(Plotting code records)
= = = = = = =

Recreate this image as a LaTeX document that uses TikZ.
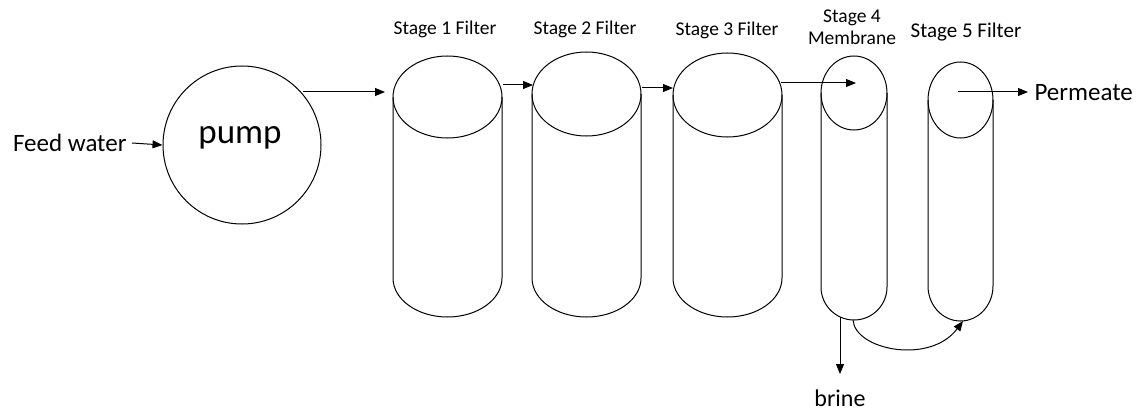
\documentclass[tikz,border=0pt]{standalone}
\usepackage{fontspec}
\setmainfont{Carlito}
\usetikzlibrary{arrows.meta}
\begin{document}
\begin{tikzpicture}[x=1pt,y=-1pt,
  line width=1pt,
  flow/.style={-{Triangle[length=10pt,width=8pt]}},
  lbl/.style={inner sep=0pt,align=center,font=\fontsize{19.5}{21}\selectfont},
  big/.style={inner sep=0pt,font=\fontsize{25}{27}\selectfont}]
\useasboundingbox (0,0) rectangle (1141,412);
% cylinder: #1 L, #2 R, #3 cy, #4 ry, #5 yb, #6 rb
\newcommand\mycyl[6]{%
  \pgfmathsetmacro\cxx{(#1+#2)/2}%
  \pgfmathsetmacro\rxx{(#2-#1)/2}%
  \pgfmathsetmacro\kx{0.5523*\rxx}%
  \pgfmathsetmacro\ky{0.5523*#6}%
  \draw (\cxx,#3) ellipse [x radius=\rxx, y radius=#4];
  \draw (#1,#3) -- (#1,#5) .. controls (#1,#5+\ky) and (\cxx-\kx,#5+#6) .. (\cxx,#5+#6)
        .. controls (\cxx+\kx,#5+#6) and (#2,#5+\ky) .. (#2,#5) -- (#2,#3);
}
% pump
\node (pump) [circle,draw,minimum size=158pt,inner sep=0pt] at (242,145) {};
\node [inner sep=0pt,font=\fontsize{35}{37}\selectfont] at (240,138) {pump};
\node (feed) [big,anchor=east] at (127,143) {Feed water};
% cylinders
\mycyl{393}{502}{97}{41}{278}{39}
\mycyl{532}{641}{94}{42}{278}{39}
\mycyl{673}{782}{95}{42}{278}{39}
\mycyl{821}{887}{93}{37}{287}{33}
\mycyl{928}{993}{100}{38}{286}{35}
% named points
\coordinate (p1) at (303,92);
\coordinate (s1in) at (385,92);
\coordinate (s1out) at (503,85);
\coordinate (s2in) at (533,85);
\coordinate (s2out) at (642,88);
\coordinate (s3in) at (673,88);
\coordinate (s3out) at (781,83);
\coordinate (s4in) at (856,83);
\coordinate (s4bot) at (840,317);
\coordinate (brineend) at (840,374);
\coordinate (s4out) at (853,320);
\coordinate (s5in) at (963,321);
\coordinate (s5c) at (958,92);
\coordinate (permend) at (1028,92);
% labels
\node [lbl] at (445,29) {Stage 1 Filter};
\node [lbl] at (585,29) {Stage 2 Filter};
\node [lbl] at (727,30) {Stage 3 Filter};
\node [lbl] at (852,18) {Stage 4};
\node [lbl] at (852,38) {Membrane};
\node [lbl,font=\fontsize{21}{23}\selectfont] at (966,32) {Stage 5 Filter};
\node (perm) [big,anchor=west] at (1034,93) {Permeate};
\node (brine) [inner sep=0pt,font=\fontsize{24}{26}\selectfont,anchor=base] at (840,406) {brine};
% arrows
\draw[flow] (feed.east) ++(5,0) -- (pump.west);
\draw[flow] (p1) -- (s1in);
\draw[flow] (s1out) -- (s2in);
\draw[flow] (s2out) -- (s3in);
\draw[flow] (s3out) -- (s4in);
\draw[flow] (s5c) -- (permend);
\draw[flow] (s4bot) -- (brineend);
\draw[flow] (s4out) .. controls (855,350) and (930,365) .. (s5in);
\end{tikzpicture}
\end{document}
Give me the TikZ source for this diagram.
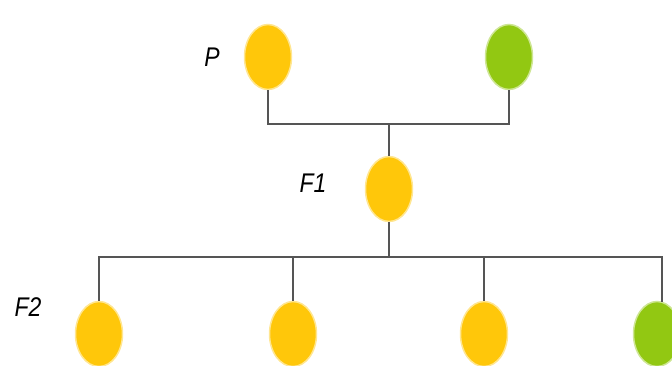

= = = = = = =

» Short task
Gather and copy every line of the data in which the string "this" is found.

» Exercise solution
Recreate this image as a LaTeX document that uses TikZ.
Give me the TikZ source for this diagram.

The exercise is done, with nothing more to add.